Prep school in Lynchburg, Virginia, US

Virginia Episcopal School (VES) is a private, co-educational college preparatory, boarding and day school for students in grades 9 - 12, located in Lynchburg, Virginia, United States. The school was first conceived in 1906 by the Reverend Robert Carter Jett, and opened its doors to students in September 1916. Virginia Episcopal School's 160 acre campus is located above the James River in Lynchburg along the foothills of the Blue Ridge Mountains.

==History==
Virginia Episcopal School's early benefactor, Viscountess Astor, the first female member of British Parliament, donated much of the school's initial endowment while visiting her family home, Mirador, in Albemarle County. Lady Astor maintained a keen interest in the school for the rest of her life and was instrumental in having her father Chiswell Langhorne donate the school chapel in memory of his wife Nancy Witcher Keene (parents of Lady Astor).

Virginia Episcopal School opened its doors to students in September 1916. Jett Hall was completed the same year under the direction of Frederick H. Brooke, a prominent Washington architect. Pendleton Hall was completed in 1918, enabling enrollment to be increased from sixty-three to one-hundred eleven boys. In 1919, Langhorne Memorial Chapel was consecrated. This was followed by the opening of Barksdale Gymnasium in 1920. As bishop of the newly created Diocese of Southwest Virginia, Bishop Jett would serve ex officio as chairman of the school's board of trustees until his retirement in 1938.

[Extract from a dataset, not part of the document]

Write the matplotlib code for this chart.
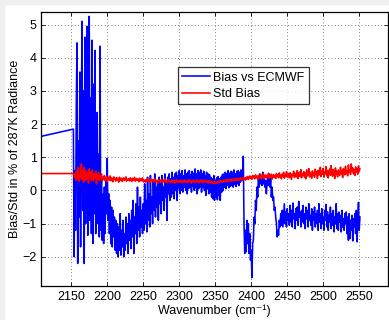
import numpy as np
import matplotlib
matplotlib.use("Agg")
import matplotlib.pyplot as plt
from matplotlib.patches import Rectangle

plt.rcParams["font.family"] = ["Liberation Sans", "DejaVu Sans"]

# leading point (left of the measured band), then 1 cm-1 grid 2153..2551
wn_start = 2108
bias_start = 1.63
std_start = 0.51
wn = np.arange(2153, 2552)

bias = [
    1.85, -2.0, 0.6, -1.2, 2.5, 4.45, -2.2, 1.5, -0.8, 3.57,
    -1.7, 2.2, 5.1, -0.6, 3.0, -2.2, 4.62, -1.0, 3.4, 4.95,
    -1.35, 3.8, 5.25, -0.9, 2.8, -1.3, 4.53, -1.6, 3.2, -0.7,
    4.22, -1.3, 1.3, 2.35, -1.0, 1.1, -1.4, 4.35, -1.2, 0.4,
    -1.5, -0.1, -1.6, 0.1, -1.3, 0.3, -0.7, 0.97, -0.9, -0.1,
    -1.3, -0.3, -1.6, -0.5, -1.7, -0.6, -1.4, -0.8, -1.8, -0.9,
    -1.9, -1.0, -2.0, -1.1, -1.8, -0.7, -1.95, -1.2, -1.7, -0.9,
    -2.0, -1.3, -1.8, -0.8, -1.6, -1.0, -1.9, -0.7, -1.5, -0.9,
    -1.75, -0.6, -1.4, -0.3, -1.9, -0.8, -1.3, -0.4, -1.6, 0.1,
    -1.2, -0.5, -1.4, -0.2, -1.1, -0.6, -1.3, -0.4, -1.2, 0.2,
    -1.0, -0.3, -1.25, 0.4, -0.9, -0.1, -1.1, 0.45, -0.7, -0.2,
    -1.0, 0.3, -0.6, 0.5, -0.8, 0.1, -0.5, 0.3, -0.9, 0.4,
    -0.4, 0.2, -0.7, 0.45, -0.3, 0.1, -0.6, 0.5, -0.2, 0.3,
    -0.9, 0.4, -0.1, 0.5, -0.3, 0.35, -0.2, 0.55, -0.1, 0.4,
    -0.25, 0.5, 0.0, 0.55, -0.3, 0.45, 0.05, 0.6, -0.1, 0.5,
    0.0, 0.6, -0.05, 0.45, 0.1, 0.62, 0.0, 0.5, -0.1, 0.55,
    0.05, 0.6, 0.1, 0.48, -0.05, 0.58, 0.12, 0.52, 0.0, 0.65,
    0.08, 0.5, -0.1, 0.6, 0.05, 0.55, 0.1, 0.62, -0.05, 0.5,
    0.1, 0.58, 0.0, 0.45, -0.15, 0.55, 0.05, 0.5, -0.1, 0.48,
    -0.05, 0.4, -0.2, 0.35, -0.25, 0.45, -0.3, 0.3, -0.2, 0.38,
    -0.28, 0.42, -0.15, 0.35, -0.3, 0.4, -0.05, 0.48, 0.0, 0.5,
    0.1, 0.55, 0.05, 0.5, 0.15, 0.6, 0.08, 0.52, 0.12, 0.58,
    0.15, 0.55, 0.1, 0.62, 0.18, 0.5, 0.12, 0.58, 0.2, 0.6,
    0.15, 0.55, 0.25, 0.62, 0.3, 0.5, 1.03, -1.0, -1.9, -1.2,
    -1.85, -0.9, -1.6, -1.0, -1.9, -1.3, -2.1, -1.8, -2.63, -1.6,
    -1.5, -0.8, -1.0, -0.3, -0.6, 0.1, -0.2, 0.4, 0.1, 0.5,
    0.2, 0.45, 0.15, 0.55, 0.2, 0.4, 0.1, 0.3, -0.1, 0.2,
    0.45, 0.15, 0.5, 0.1, 0.35, -0.2, 0.1, -0.3, -0.2, -0.6,
    -0.5, -0.8, -1.0, -1.4, -1.2, -1.35, -0.9, -1.1, -0.7, -1.05,
    -0.6, -1.1, -0.75, -0.4, -1.0, -0.65, -1.1, -0.55, -0.9, -0.7,
    -1.05, -0.45, -0.95, -0.6, -1.1, -0.38, -0.85, -0.7, -1.15, -0.55,
    -0.9, -0.5, -1.05, -0.33, -0.8, -0.65, -1.1, -0.6, -0.95, -0.45,
    -1.0, -0.7, -1.15, -0.5, -0.85, -0.6, -1.1, -0.4, -0.9, -0.75,
    -1.05, -0.55, -1.2, -0.65, -0.9, -0.5, -1.1, -0.7, -1.0, -0.6,
    -1.2, -0.4, -0.95, -0.7, -1.15, -0.55, -1.0, -0.8, -1.2, -0.6,
    -0.9, -0.42, -1.1, -0.65, -1.2, -0.75, -0.95, -0.5, -1.15, -0.7,
    -1.05, -0.6, -1.25, -0.8, -1.0, -0.4, -1.15, -0.7, -1.2, -0.65,
    -0.95, -0.75, -1.25, -0.6, -1.1, -0.85, -1.2, -0.7, -1.0, -0.65,
    -1.3, -0.8, -1.5, -0.7, -1.45, -0.9, -1.2, -0.75, -1.52, -0.85,
    -1.1, -0.7, -1.3, -0.6, -1.55, -0.9, -0.36, -1.2, -0.8,
]

std_bias = [
    0.51, 0.45, 0.38, 0.55, 0.30, 0.62, 0.35, 0.70, 0.28, 0.48,
    0.40, 0.80, 0.33, 0.58, 0.25, 0.70, 0.42, 0.30, 0.60, 0.36,
    0.52, 0.22, 0.65, 0.40, 0.55, 0.30, 0.62, 0.45, 0.28, 0.50,
    0.38, 0.58, 0.20, 0.46, 0.35, 0.55, 0.30, 0.44, 0.36, 0.50,
    0.28, 0.40, 0.33, 0.45, 0.30, 0.38, 0.42, 0.27, 0.36, 0.40,
    0.31, 0.44, 0.29, 0.38, 0.35, 0.26, 0.41, 0.33, 0.37, 0.28,
    0.39, 0.32, 0.36, 0.25, 0.40, 0.34, 0.30, 0.37, 0.27, 0.35,
    0.38, 0.30, 0.33, 0.41, 0.28, 0.34, 0.31, 0.36, 0.29, 0.38,
    0.32, 0.27, 0.37, 0.30, 0.35, 0.40, 0.28, 0.33, 0.36, 0.30,
    0.34, 0.26, 0.37, 0.31, 0.29, 0.35, 0.38, 0.27, 0.32, 0.30,
    0.25, 0.33, 0.29, 0.36, 0.27, 0.31, 0.24, 0.34, 0.28, 0.30,
    0.33, 0.26, 0.29, 0.35, 0.25, 0.31, 0.28, 0.22, 0.32, 0.27,
    0.30, 0.25, 0.33, 0.28, 0.24, 0.31, 0.27, 0.34, 0.26, 0.29,
    0.23, 0.30, 0.27, 0.32, 0.25, 0.28, 0.31, 0.24, 0.29, 0.26,
    0.30, 0.22, 0.28, 0.33, 0.25, 0.27, 0.30, 0.24, 0.29, 0.26,
    0.31, 0.23, 0.28, 0.26, 0.32, 0.25, 0.29, 0.27, 0.24, 0.30,
    0.26, 0.33, 0.25, 0.28, 0.22, 0.30, 0.27, 0.31, 0.24, 0.28,
    0.29, 0.25, 0.32, 0.27, 0.23, 0.30, 0.26, 0.29, 0.33, 0.25,
    0.28, 0.24, 0.30, 0.27, 0.31, 0.25, 0.29, 0.22, 0.27, 0.30,
    0.25, 0.28, 0.23, 0.26, 0.20, 0.24, 0.27, 0.21, 0.25, 0.22,
    0.26, 0.23, 0.28, 0.24, 0.30, 0.26, 0.29, 0.25, 0.31, 0.27,
    0.30, 0.26, 0.33, 0.28, 0.31, 0.27, 0.34, 0.29, 0.32, 0.28,
    0.35, 0.30, 0.33, 0.29, 0.36, 0.31, 0.34, 0.30, 0.37, 0.32,
    0.35, 0.31, 0.38, 0.33, 0.36, 0.32, 0.39, 0.34, 0.37, 0.31,
    0.40, 0.35, 0.42, 0.33, 0.39, 0.44, 0.36, 0.41, 0.34, 0.45,
    0.38, 0.43, 0.35, 0.47, 0.39, 0.42, 0.33, 0.46, 0.40, 0.37,
    0.48, 0.36, 0.44, 0.40, 0.50, 0.35, 0.43, 0.47, 0.38, 0.45,
    0.41, 0.52, 0.37, 0.46, 0.40, 0.49, 0.34, 0.44, 0.48, 0.39,
    0.45, 0.36, 0.51, 0.42, 0.47, 0.38, 0.53, 0.41, 0.46, 0.35,
    0.49, 0.43, 0.55, 0.37, 0.48, 0.42, 0.57, 0.40, 0.46, 0.51,
    0.38, 0.54, 0.44, 0.33, 0.50, 0.45, 0.58, 0.39, 0.47, 0.52,
    0.41, 0.60, 0.36, 0.49, 0.55, 0.42, 0.63, 0.38, 0.51, 0.46,
    0.57, 0.40, 0.53, 0.35, 0.62, 0.44, 0.50, 0.66, 0.41, 0.55,
    0.47, 0.37, 0.59, 0.45, 0.52, 0.40, 0.64, 0.48, 0.56, 0.36,
    0.61, 0.46, 0.53, 0.70, 0.42, 0.58, 0.49, 0.67, 0.40, 0.55,
    0.50, 0.72, 0.44, 0.60, 0.38, 0.57, 0.65, 0.46, 0.75, 0.52,
    0.43, 0.63, 0.55, 0.36, 0.68, 0.48, 0.58, 0.41, 0.62, 0.53,
    0.45, 0.70, 0.50, 0.60, 0.39, 0.66, 0.54, 0.47, 0.73, 0.51,
    0.58, 0.44, 0.77, 0.55, 0.63, 0.48, 0.80, 0.57, 0.68, 0.50,
    0.62, 0.45, 0.71, 0.56, 0.66, 0.49, 0.74, 0.58, 0.65,
]

x_all = np.concatenate([[wn_start], wn])
bias_all = np.concatenate([[bias_start], bias])
std_all = np.concatenate([[std_start], std_bias])

fig = plt.figure(figsize=(3.89, 3.2), dpi=100)
fig.patch.set_facecolor("white")
# light grey frame of the screenshot
fig.patches.append(Rectangle((0, 0), 4 / 389, 1, transform=fig.transFigure,
                             color="#efefef", zorder=-1))
fig.patches.append(Rectangle((0, 1 - 4 / 320), 1, 4 / 320, transform=fig.transFigure,
                             color="#efefef", zorder=-1))

ax = fig.add_axes([41 / 389, 1 - 286 / 320, 347 / 389, 274 / 320])

ax.plot(x_all, bias_all, color=(0, 0, 1), lw=1.15, label="Bias vs ECMWF")
ax.plot(x_all, std_all, color=(1, 0, 0), lw=1.15, label="Std Bias")

ax.set_xlim(2108, 2590)
ax.set_ylim(-2.88, 5.38)
ax.set_xticks(np.arange(2150, 2551, 50))
ax.set_yticks(np.arange(-2, 6, 1))
ax.set_yticklabels(["\u22122", "\u22121", "0", "1", "2", "3", "4", "5"])

ax.grid(True, linestyle=(0, (1, 3)), color="#555555", lw=0.6)
ax.tick_params(direction="in", length=3, width=0.6, top=True, right=True,
               labelsize=9)
ax.tick_params(axis="x", pad=3.5)
ax.tick_params(axis="y", pad=3)
for s in ax.spines.values():
    s.set_linewidth(0.9)

ax.set_xlabel("Wavenumber (cm\u207b\u00b9)", fontsize=9, labelpad=1)
ax.set_ylabel("Bias/Std in % of 287K Radiance", fontsize=9, labelpad=1)

leg = ax.legend(loc="upper left", bbox_to_anchor=(0.394, 0.798),
                borderaxespad=0, fontsize=9, frameon=True, fancybox=False,
                handlelength=2.2, handletextpad=0.3, borderpad=0.35,
                labelspacing=0.35)
leg.get_frame().set_edgecolor("black")
leg.get_frame().set_linewidth(0.9)

fig.savefig("out.png", dpi=100, facecolor=fig.get_facecolor())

Originally all-white, the school was racially integrated in 1967, when the first two black students entered the school in a successful initiative organized by the Stouffer Foundation, which also arranged the integration of other elite prep schools in the South, including Saint Andrew's School in Florida, the Asheville School in North Carolina, and the Westminster School in Georgia.

==Notable alumni==
- Dr. Henry C. Bourne Jr.: President, administrator, and faculty member at the Georgia Institute of Technology.
- Erskine Bowles: White House Chief of Staff under President Bill Clinton, co-chair of the bipartisan National Commission on Fiscal Responsibility and Reform under President Obama, and tenth Chancellor of the University of North Carolina public university system.
- Steve Cowper: Sixth governor of Alaska.
- Hardy Cross Dillard: United States judge of the International Court of Justice, former Dean of the University of Virginia School of Law.
- Thomas N. Frost (died 1969), member of the Virginia House of Delegates
- Paul Fulton Jr.: Former Dean of the University of North Carolina's Kenan-Flagler Business School; founder, former chairman of Bassett Furniture Industries, and former President of Sara Lee Corporation.
- William B. Harrison Jr.: Former CEO of J.P. Morgan Chase
- Phil Haynes: Professional football player for the Seattle Seahawks.
- Vivian Howard: Chef, restaurateur, television personality; star of PBS series “A Chef’s Life,” for which she has earned a Daytime Emmy for Outstanding Culinary Program.
- Jerrauld Jones: Former member of the Virginia House of Delegates.
- Sacha Killeya-Jones (born 1998): American-British basketball player for Hapoel Gilboa Galil of the Israeli Basketball Premier League.
- D. Holmes Morton: Physician, founder of the Clinic for Special Children in Strasburg, Pennsylvania; 2006 MacArthur Foundation Fellowship “Genius Grant” recipient; recipient of the Albert Schweitzer Prize for Humanitarianism; and one of Time magazine's “Heroes of Medicine” for his work in genetic illnesses (dropped out, later received honorary degree).
- Paul Taylor: Modern dance choreographer, received National Merit of Arts from President Clinton, MacArthur Foundation Fellowship “genius award.”
- Loretta Pieper: Youngest judge in German history at age 26; founded Webmiles AG internet company and Fine Arts Partners.
- Lee M. Thomas: Administrator of the Environmental Protection Agency under President Ronald Reagan.